A highlight of our time in the city was riding bikes. (There are cycle hire outlets across Vancouver.) We cycled around Stanley Park and its city beaches, picnic, recreation and play areas and on to the beautiful and wild Wreck Beach by the lovely University of British Columbia. You can put your bikes on bike racks on the front of buses ... and the bus drivers help you to put them on. That's an integrated sustainable transport system.
Vancouver has the skiing facility of Grouse Mountain on its doorstep, but we chose to take the two-hour ski bus to North America's premier ski resort, Whistler.
The journey up was great and Whistler is a nice town.

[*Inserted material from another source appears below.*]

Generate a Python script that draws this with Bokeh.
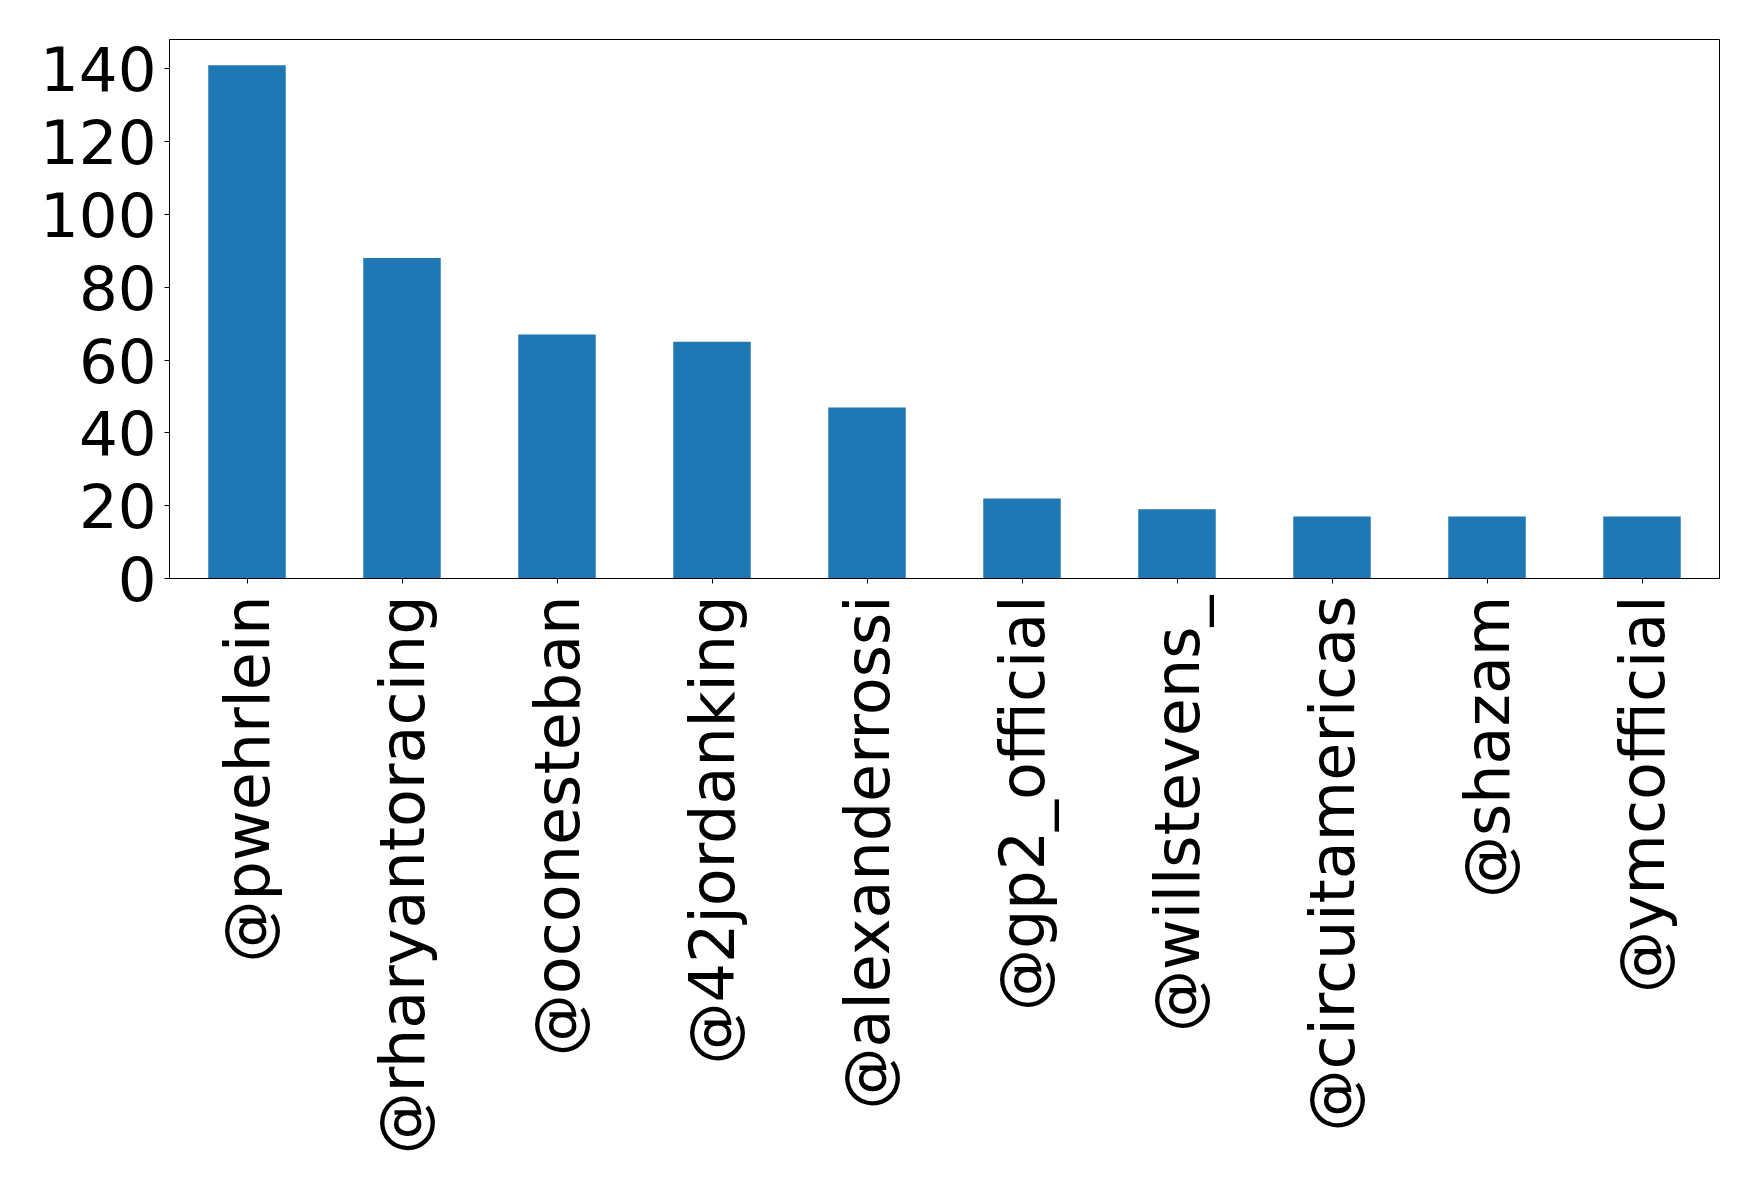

Great skiing - so my kids tell me - by day, and an amazing selection of outdoor gear shops to browse in the late afternoon, and good-quality restaurants - and even a club with 80s old-school hip-hop icon Afrika Bambaataa performing while we were there - for the evening.
Vancouver is certainly sustainable. It has a climate change action plan with an aim to reduce carbon emissions by 20 per cent between 2004 and 2010. The newspapers are full of stories about plans to turn all the city's waste into power, and discussion about how to grow the city sustainably. On the streets, it seems as if every other car and taxi is a hybrid-fuel Toyota Prius.
But to me, Vancouver's sustainable strengths are the ability to walk it, cycle it, access great public transport, and that it understands and enjoys thrift.
Its council and architects pride themselves on building sustainability into the buildings (their green building strategy is to be applauded).
Unlike in many other cities, the high-density apartment blocks add to the city. This is a city where I could bring up a family and live within spitting distance of a downtown office. And Vancouver is also blessed with a great location.
Hiking, beach walks, stimulating cycling, skiing, access to wilderness, watersports, fly fishing for salmon and trout are all on the doorstep. Sustainability is intrinsically linked to liveability and happiness. Even as a visitor, I could see why Vancouver comes right on top of that pile.